• _DATA EXCERPT_
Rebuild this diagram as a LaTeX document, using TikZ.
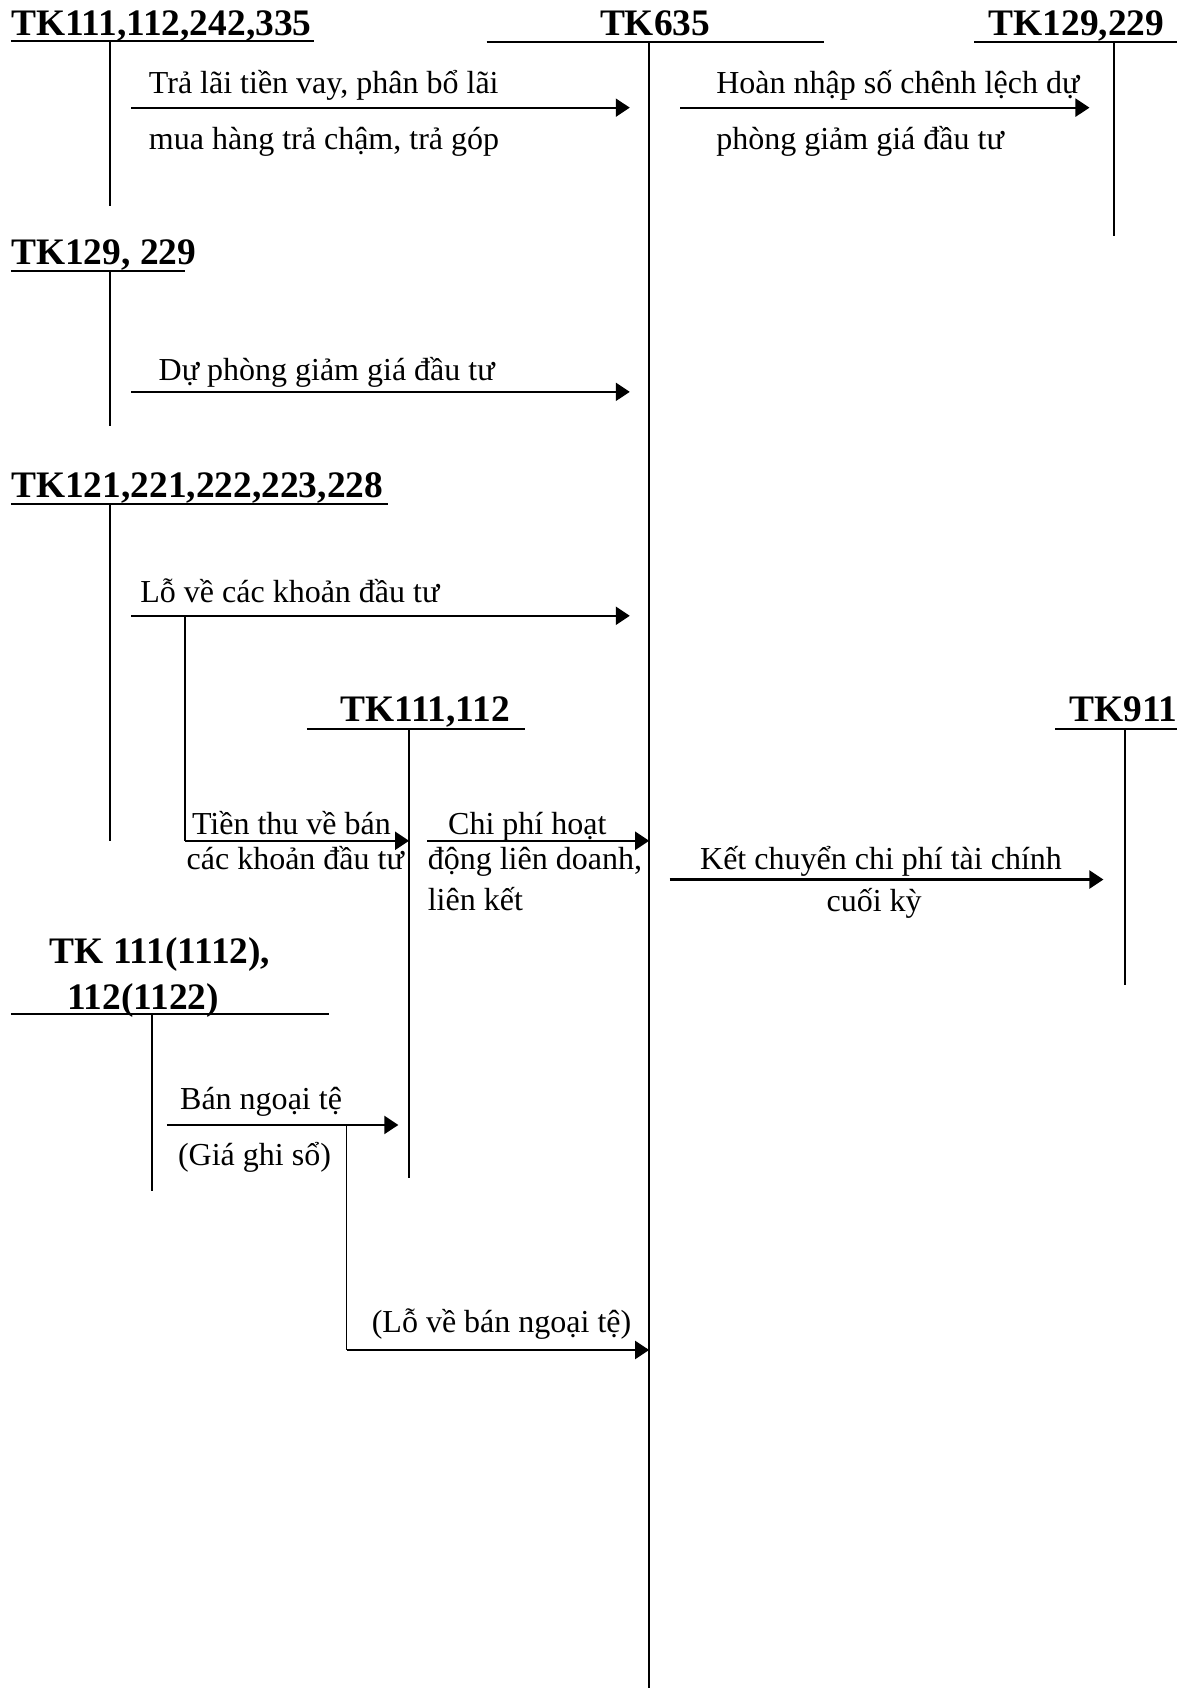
\documentclass[tikz,border=0pt]{standalone}
\usepackage{fontspec}
\setmainfont{Liberation Serif}
\usetikzlibrary{arrows.meta}
\newcommand{\bodyfont}{\fontsize{16}{19}\selectfont}
\newcommand{\headfont}{\fontsize{18.7}{22}\selectfont\bfseries}
\begin{document}
\begin{tikzpicture}[x=0.5382pt,y=-0.5382pt,
  head/.style={font=\headfont, inner sep=0pt, anchor=base west},
  lbl/.style={font=\bodyfont, inner sep=0pt, anchor=base west},
  acct/.style={line width=0.8pt},
  rule/.style={line width=1pt},
  flow/.style={line width=1.1pt, -{Triangle[length=7pt,width=9pt]}},
  branch/.style={line width=0.8pt}]
\useasboundingbox (0,0) rectangle (1099,1568);

% ---------- account headings ----------
\node[head] (hA) at (10,33)   {TK111,112,242,335};
\node[head] (hM) at (557,33)  {TK635};
\node[head] (hB) at (918,33)  {TK129,229};
\node[head] (hC) at (10,246)  {TK129, 229};
\node[head] (hD) at (10,462)  {TK121,221,222,223,228};
\node[head] (hE) at (316,670) {TK111,112};
\node[head] (hF) at (993,670) {TK911};
\node[head] (hG) at (46,895)  {TK 111(1112),};
\node[head] (hG2) at (62,938) {112(1122)};

% ---------- T-account rules ----------
\draw[rule] (10,38) -- (292,38);
\draw[rule] (452,39) -- (765,39);
\draw[rule] (905,39) -- (1093,39);
\draw[rule] (10,252) -- (172,252);
\draw[rule] (10,468) -- (360,468);
\draw[rule] (285,677) -- (488,677);
\draw[rule] (980,677) -- (1093,677);
\draw[rule] (10,942) -- (306,942);

\draw[acct] (102,38)  -- (102,191);
\draw[acct] (603,39)  -- (603,1568);
\draw[acct] (1035,39) -- (1035,219);
\draw[acct] (102,252) -- (102,396);
\draw[acct] (102,468) -- (102,781);
\draw[acct] (380,677) -- (380,1094);
\draw[acct] (1045,677) -- (1045,915);
\draw[acct] (141,942) -- (141,1106);

% ---------- flow end points ----------
\coordinate (a1s) at (122,100);  \coordinate (a1e) at (585,100);
\coordinate (a2s) at (632,100);  \coordinate (a2e) at (1012,100);
\coordinate (a3s) at (122,364);  \coordinate (a3e) at (585,364);
\coordinate (a4s) at (122,572);  \coordinate (a4e) at (585,572);
\coordinate (b4)  at (172,572);  \coordinate (b4d) at (172,781);
\coordinate (b4e) at (380,781);
\coordinate (a5s) at (397,781);  \coordinate (a5e) at (603,781);
\coordinate (a6s) at (622,817);  \coordinate (a6e) at (1025,817);
\coordinate (a7s) at (155,1045); \coordinate (a7e) at (370,1045);
\coordinate (b7)  at (322,1045); \coordinate (b7d) at (322,1254);
\coordinate (b7e) at (603,1254);

% ---------- flows ----------
\draw[flow] (a1s) -- (a1e);
\draw[flow] (a2s) -- (a2e);
\draw[flow] (a3s) -- (a3e);
\draw[flow] (a4s) -- (a4e);
\draw[branch] (b4) -- (b4d);
\draw[flow] (b4d) -- (b4e);
\draw[flow] (a5s) -- (a5e);
\draw[flow] (a6s) -- (a6e);
\draw[flow] (a7s) -- (a7e);
\draw[branch] (b7) -- (b7d);
\draw[flow] (b7d) -- (b7e);

% ---------- labels ----------
\node[lbl] (l1a) at (138,87)  {Trả lãi tiền vay, phân bổ lãi};
\node[lbl] (l1b) at (138,139) {mua hàng trả chậm, trả góp};
\node[lbl] (l2a) at (665,87)  {Hoàn nhập số chênh lệch dự};
\node[lbl] (l2b) at (665,139) {phòng giảm giá đầu tư};
\node[lbl] (l3)  at (147,353) {Dự phòng giảm giá đầu tư};
\node[lbl] (l4)  at (130,560) {Lỗ về các khoản đầu tư};
\node[lbl] (l5a) at (178,775) {Tiền thu về bán};
\node[lbl] (l5b) at (173,808) {các khoản đầu tư};
\node[lbl] (l6a) at (416,775) {Chi phí hoạt};
\node[lbl] (l6b) at (397,808) {động liên doanh,};
\node[lbl] (l6c) at (397,846) {liên kết};
\node[lbl] (l7a) at (650,808) {Kết chuyển chi phí tài chính};
\node[lbl, anchor=base] (l7b) at (812,847) {cuối kỳ};
\node[lbl] (l8a) at (167,1031) {Bán ngoại tệ};
\node[lbl] (l8b) at (165,1083) {(Giá ghi sổ)};
\node[lbl] (l9)  at (345,1238) {(Lỗ về bán ngoại tệ)};
\end{tikzpicture}
\end{document}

• _YOUR TASK_
Everything from the first line of the listing above through the line that contains "(hG2) at (62,938)" is to be restated word for word, minus the pictures.

• _WRITTEN SOLUTION_
Rebuild this diagram as a LaTeX document, using TikZ.
\documentclass[tikz,border=0pt]{standalone}
\usepackage{fontspec}
\setmainfont{Liberation Serif}
\usetikzlibrary{arrows.meta}
\newcommand{\bodyfont}{\fontsize{16}{19}\selectfont}
\newcommand{\headfont}{\fontsize{18.7}{22}\selectfont\bfseries}
\begin{document}
\begin{tikzpicture}[x=0.5382pt,y=-0.5382pt,
  head/.style={font=\headfont, inner sep=0pt, anchor=base west},
  lbl/.style={font=\bodyfont, inner sep=0pt, anchor=base west},
  acct/.style={line width=0.8pt},
  rule/.style={line width=1pt},
  flow/.style={line width=1.1pt, -{Triangle[length=7pt,width=9pt]}},
  branch/.style={line width=0.8pt}]
\useasboundingbox (0,0) rectangle (1099,1568);

% ---------- account headings ----------
\node[head] (hA) at (10,33)   {TK111,112,242,335};
\node[head] (hM) at (557,33)  {TK635};
\node[head] (hB) at (918,33)  {TK129,229};
\node[head] (hC) at (10,246)  {TK129, 229};
\node[head] (hD) at (10,462)  {TK121,221,222,223,228};
\node[head] (hE) at (316,670) {TK111,112};
\node[head] (hF) at (993,670) {TK911};
\node[head] (hG) at (46,895)  {TK 111(1112),};
\node[head] (hG2) at (62,938) {112(1122)};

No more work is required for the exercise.